| The problem |
Note each line where "script" appears, and copy it.

------

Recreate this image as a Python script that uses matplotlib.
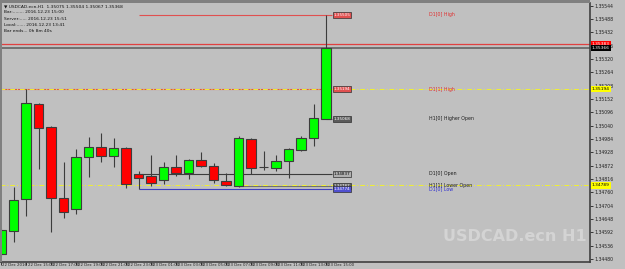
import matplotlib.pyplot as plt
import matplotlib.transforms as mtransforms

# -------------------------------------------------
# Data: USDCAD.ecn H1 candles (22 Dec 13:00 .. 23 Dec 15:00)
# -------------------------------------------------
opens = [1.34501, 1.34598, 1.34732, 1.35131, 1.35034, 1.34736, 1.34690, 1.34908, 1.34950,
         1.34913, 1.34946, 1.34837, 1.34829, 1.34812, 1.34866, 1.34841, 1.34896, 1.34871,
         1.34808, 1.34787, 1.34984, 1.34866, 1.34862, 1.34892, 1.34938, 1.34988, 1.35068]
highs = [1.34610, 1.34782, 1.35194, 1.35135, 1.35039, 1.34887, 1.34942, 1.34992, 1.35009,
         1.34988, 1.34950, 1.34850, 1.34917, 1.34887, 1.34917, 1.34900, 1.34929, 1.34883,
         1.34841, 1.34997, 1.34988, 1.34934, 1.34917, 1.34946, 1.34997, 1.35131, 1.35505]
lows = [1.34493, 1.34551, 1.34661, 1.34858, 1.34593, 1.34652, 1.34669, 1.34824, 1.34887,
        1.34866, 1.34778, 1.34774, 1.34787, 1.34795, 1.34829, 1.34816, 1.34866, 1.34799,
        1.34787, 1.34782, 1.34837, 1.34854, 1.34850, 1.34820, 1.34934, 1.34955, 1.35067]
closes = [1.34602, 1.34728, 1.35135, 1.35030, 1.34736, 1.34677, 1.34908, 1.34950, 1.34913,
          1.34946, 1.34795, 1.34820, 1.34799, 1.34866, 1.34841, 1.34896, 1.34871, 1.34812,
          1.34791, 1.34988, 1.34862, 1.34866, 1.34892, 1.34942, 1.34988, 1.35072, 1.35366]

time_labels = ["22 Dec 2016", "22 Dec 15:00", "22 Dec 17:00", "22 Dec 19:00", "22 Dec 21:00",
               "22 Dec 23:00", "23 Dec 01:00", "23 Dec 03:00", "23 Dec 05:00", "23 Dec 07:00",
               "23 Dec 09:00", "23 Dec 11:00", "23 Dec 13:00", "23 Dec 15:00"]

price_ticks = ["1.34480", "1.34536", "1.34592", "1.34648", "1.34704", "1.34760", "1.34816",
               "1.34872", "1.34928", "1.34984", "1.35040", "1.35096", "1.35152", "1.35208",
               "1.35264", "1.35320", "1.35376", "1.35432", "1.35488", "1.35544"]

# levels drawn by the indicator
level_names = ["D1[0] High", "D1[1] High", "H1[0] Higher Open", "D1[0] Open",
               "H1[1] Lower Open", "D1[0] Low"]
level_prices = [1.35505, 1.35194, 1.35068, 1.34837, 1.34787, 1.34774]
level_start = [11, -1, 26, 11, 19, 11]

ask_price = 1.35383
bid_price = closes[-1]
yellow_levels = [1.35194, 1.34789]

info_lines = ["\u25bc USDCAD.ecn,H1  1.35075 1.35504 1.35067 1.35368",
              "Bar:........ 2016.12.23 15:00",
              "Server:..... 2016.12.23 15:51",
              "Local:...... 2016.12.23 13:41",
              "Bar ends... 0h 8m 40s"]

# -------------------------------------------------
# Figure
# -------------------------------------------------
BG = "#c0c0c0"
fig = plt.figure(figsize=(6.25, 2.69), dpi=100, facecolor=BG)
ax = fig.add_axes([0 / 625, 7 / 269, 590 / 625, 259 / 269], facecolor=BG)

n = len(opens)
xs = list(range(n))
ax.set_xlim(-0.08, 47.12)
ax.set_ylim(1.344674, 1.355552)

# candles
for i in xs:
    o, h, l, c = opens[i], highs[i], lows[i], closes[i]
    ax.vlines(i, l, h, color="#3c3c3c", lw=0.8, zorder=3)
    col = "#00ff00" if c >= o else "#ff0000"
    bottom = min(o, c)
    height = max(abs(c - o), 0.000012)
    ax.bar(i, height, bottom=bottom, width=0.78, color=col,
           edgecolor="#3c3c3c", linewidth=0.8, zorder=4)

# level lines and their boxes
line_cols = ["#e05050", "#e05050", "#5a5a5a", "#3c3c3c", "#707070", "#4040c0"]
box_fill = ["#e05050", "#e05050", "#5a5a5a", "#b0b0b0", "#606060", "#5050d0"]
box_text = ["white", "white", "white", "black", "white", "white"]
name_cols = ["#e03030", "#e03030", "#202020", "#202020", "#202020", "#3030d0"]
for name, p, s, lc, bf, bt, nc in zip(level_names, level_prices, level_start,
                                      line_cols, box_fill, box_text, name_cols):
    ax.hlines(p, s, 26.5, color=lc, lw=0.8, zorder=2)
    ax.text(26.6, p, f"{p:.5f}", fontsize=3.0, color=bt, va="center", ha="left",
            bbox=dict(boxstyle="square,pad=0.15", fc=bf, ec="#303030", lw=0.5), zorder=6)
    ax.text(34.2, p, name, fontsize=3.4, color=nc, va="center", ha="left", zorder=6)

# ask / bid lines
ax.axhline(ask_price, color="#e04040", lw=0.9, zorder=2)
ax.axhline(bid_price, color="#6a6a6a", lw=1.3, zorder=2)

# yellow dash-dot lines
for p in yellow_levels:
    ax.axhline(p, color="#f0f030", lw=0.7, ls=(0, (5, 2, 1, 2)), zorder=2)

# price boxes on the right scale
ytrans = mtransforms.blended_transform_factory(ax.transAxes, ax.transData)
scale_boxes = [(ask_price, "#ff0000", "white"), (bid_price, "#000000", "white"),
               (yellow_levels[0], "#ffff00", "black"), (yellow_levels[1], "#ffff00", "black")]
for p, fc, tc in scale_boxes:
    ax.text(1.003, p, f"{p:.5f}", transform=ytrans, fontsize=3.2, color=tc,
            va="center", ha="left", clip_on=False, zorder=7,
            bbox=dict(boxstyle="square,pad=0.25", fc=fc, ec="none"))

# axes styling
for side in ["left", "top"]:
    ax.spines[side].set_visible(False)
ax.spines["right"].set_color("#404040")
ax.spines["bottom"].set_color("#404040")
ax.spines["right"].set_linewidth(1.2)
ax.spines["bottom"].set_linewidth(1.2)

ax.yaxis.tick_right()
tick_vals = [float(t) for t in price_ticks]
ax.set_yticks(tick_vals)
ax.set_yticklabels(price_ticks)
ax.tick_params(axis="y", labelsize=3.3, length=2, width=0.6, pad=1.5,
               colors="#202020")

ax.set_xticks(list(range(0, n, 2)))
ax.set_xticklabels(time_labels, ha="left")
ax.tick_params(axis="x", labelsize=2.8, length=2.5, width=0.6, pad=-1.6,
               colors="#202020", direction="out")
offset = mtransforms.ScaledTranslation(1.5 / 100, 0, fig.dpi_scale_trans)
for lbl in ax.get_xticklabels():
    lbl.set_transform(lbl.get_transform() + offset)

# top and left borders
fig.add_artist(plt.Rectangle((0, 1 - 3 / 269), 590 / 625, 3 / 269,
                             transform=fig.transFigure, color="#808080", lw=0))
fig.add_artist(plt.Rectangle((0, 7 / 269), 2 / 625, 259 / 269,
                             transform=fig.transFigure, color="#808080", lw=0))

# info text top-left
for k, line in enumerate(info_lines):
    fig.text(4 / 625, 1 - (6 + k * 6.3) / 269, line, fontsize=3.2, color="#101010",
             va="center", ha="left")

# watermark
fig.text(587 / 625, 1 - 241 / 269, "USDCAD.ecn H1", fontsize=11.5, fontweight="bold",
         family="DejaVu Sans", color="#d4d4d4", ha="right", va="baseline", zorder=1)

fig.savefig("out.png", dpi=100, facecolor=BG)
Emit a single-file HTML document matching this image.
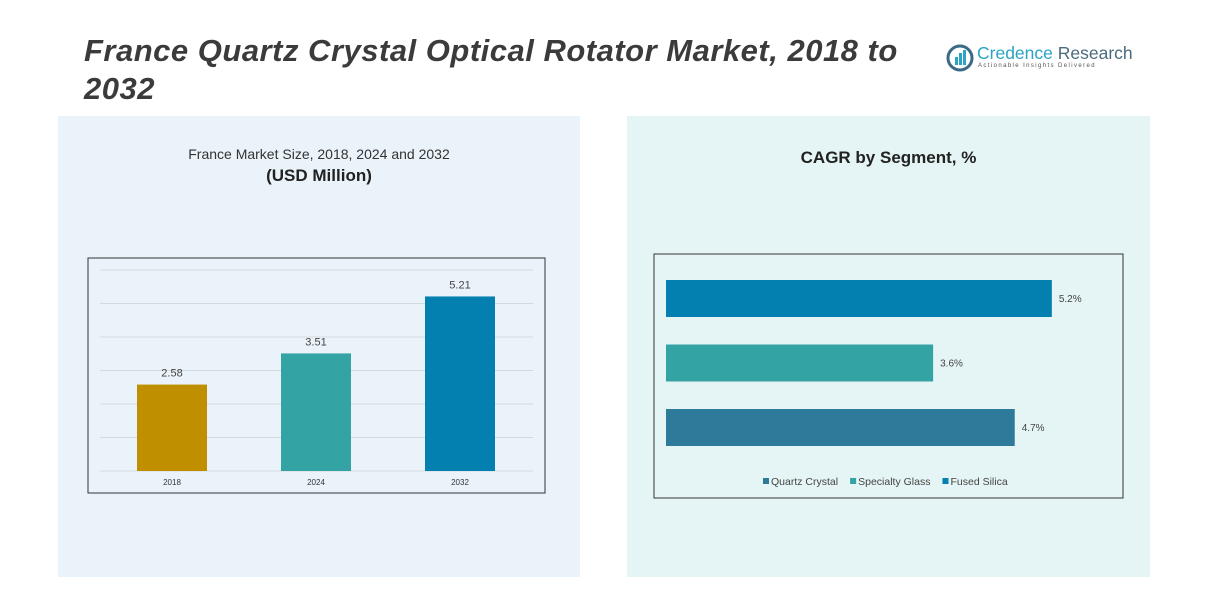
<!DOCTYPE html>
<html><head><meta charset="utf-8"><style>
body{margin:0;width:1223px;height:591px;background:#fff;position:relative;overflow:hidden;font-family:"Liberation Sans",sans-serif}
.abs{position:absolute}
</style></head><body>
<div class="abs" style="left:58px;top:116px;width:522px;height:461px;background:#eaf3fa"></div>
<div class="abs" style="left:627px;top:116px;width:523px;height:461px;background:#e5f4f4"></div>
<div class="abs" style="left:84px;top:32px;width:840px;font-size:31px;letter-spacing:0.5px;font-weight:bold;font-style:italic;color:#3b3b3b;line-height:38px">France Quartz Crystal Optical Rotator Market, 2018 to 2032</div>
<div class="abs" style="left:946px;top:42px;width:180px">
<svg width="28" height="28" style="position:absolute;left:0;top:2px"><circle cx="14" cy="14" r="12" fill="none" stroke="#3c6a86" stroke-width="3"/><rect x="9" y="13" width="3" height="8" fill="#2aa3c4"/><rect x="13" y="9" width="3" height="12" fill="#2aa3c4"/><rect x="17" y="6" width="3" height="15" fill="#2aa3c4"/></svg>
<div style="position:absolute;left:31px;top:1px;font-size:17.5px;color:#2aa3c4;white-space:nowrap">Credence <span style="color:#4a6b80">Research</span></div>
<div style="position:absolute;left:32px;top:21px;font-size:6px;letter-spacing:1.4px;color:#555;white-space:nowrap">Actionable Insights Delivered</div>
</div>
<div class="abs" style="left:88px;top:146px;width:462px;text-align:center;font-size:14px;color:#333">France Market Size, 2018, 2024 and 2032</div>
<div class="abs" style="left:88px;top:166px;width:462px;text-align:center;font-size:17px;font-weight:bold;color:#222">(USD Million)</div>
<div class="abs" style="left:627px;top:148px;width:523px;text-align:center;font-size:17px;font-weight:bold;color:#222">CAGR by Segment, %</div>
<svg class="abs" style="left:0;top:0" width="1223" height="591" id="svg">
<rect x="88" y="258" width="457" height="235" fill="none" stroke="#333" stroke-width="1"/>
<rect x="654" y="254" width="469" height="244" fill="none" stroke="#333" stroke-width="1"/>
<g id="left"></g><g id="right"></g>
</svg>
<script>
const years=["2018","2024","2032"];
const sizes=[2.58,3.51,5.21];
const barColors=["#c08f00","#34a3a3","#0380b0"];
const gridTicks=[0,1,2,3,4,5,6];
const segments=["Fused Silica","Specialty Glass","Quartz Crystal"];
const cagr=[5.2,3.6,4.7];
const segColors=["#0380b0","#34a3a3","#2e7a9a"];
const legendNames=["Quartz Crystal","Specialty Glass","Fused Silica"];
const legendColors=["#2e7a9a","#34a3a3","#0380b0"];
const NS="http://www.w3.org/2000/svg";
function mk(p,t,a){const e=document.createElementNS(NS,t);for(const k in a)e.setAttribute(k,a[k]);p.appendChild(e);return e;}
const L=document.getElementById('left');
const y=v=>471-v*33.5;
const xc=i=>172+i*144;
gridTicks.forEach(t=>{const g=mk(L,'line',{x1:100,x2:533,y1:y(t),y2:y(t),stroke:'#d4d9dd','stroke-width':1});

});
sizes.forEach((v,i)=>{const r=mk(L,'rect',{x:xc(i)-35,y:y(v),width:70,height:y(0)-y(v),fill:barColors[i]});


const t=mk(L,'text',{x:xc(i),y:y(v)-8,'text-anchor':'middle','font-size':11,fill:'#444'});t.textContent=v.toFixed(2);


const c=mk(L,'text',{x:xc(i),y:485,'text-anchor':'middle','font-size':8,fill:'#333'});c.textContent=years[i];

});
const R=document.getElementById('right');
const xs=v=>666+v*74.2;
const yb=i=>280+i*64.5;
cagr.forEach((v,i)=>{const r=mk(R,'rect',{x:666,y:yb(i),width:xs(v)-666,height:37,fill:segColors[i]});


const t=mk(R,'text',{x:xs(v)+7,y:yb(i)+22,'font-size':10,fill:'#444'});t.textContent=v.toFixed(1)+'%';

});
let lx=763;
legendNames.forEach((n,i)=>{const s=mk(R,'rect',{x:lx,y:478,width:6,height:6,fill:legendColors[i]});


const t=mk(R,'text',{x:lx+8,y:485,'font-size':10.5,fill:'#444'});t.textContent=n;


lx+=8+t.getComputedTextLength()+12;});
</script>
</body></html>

------

| The response |
Recreate this image as a Python script that uses matplotlib.
<script>
</script>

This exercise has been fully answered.